Other irregular and curvilinear shapes can tessellate and Maurits C. Escher, a world-famous artist, produced quite a lot of work employing tessellations and morphing shapes, like this classic from the 1940's, Reptiles:


I've found this matter of tessellation an interesting topic for a long time, and of course with the continual drawing, design and study I do, geometry and pattern are never far from my thoughts.

One of the curiosities of tessellation relates back to the above-mentioned golden ratio and the fact that the polygon which associates closely to that ratio, the pentagon, does not tessellate. Kepler noted this in his 1619 work Harmonices Mundi (meaning: The Harmony of the World), where he proposed a way of tiling which made use of pentagonal symmetry, a drawing he called 'Aa':


So, looking closely at this figure we can see that regular pentagons are mixed in with pentagrams, regular decagons, and a curious sort of fused-together pair of decagons. An excellent page discussing pentagon tilings can be found here.

So, the problem with pentagons and their apparent intractability as far as tessellation is concerned stymied mathematicians for many years. Until the 1970's in fact, when British mathematician Roger Penrose discovered a pair of tiles, the 'kite' and 'dart', each having pentagonal geometry (i.e., 36˚ and 72˚ angles), would tessellate. He wrote about this discovery in a 1978 article entitled 'Pentaplexity' (<-- link).

Here are those two tiles, the 'dart' on the left and the 'kite' on the right:


With these two tile shapes, a surface can be covered leaving no gaps, and a pentagonal symmetry manifests. Here's an example - note the floor Professor Penrose is standing upon, at Texas A&M University:


Possibly the kite and darts aren't so obvious in the above photo? That's because the shapes have been 'welded' together, as it were, and the abutment lines erased. Perhaps this example will be clearer:


Compare the two pictures to see how the form of the tiles can be made plain or obscured, as desired.

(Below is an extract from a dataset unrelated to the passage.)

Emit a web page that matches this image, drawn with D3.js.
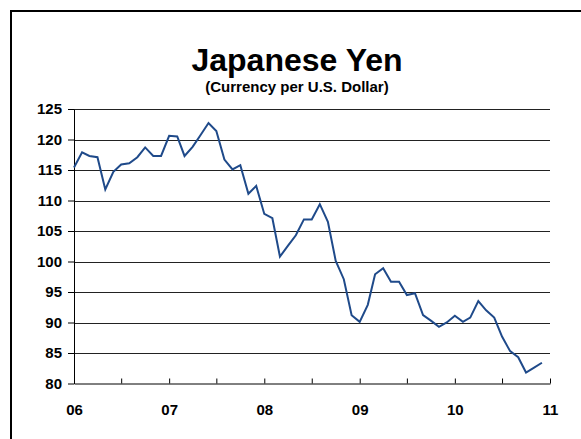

Yesterday I was looking at the news and saw that the Nobel Prize for Chemistry had been awarded to an Israeli scientist, Dan Shechtman, who discovered what are called 'quasi-crystals'. Schectman, who made his discovery on April 8, 1982 while working in the US, "fundamentally altered how chemists conceive of solid matter" - this, the academy said in its citation for the 10 million kronor ($1.5 million US) award. In fact, Schectman's discovery, like a lot of paradigm-breaking discoveries in Science, was met by reflexive skepticism and mockery by his peers, even prompting his expulsion from his research team, before it later won widespread acceptance as a fundamental breakthrough. First they ignore you, then they laugh at you, then they fight you, then you win, as Gandhi wrote. I like stories like that, and you have to admit, these icosahedral quasi-crystals of metal are pretty cool looking:


 I started doing more digging and reading about these unique forms, and that lead me to Peter Lu's site. He's a whiz-kid at Harvard, a physicist who has interests in ancient Chinese technology and Islamic art - tilings that is. If you have a spare 70 minutes and feel like geeking out, I strongly recommend taking in a  video on his site, a film of a lecture he gave entitled "Decagonal and Quasicrystalline Tilings in Medieval Islamic Architecture" (<-- link). I found the talk so enthralling I watched it twice, but then I do have an obsessive side.  Anyway, if you check out the video, you will come to see why I chose the title for this post. I hope you enjoy it!


Thanks for coming by the Carpentry Way. Happy tiling.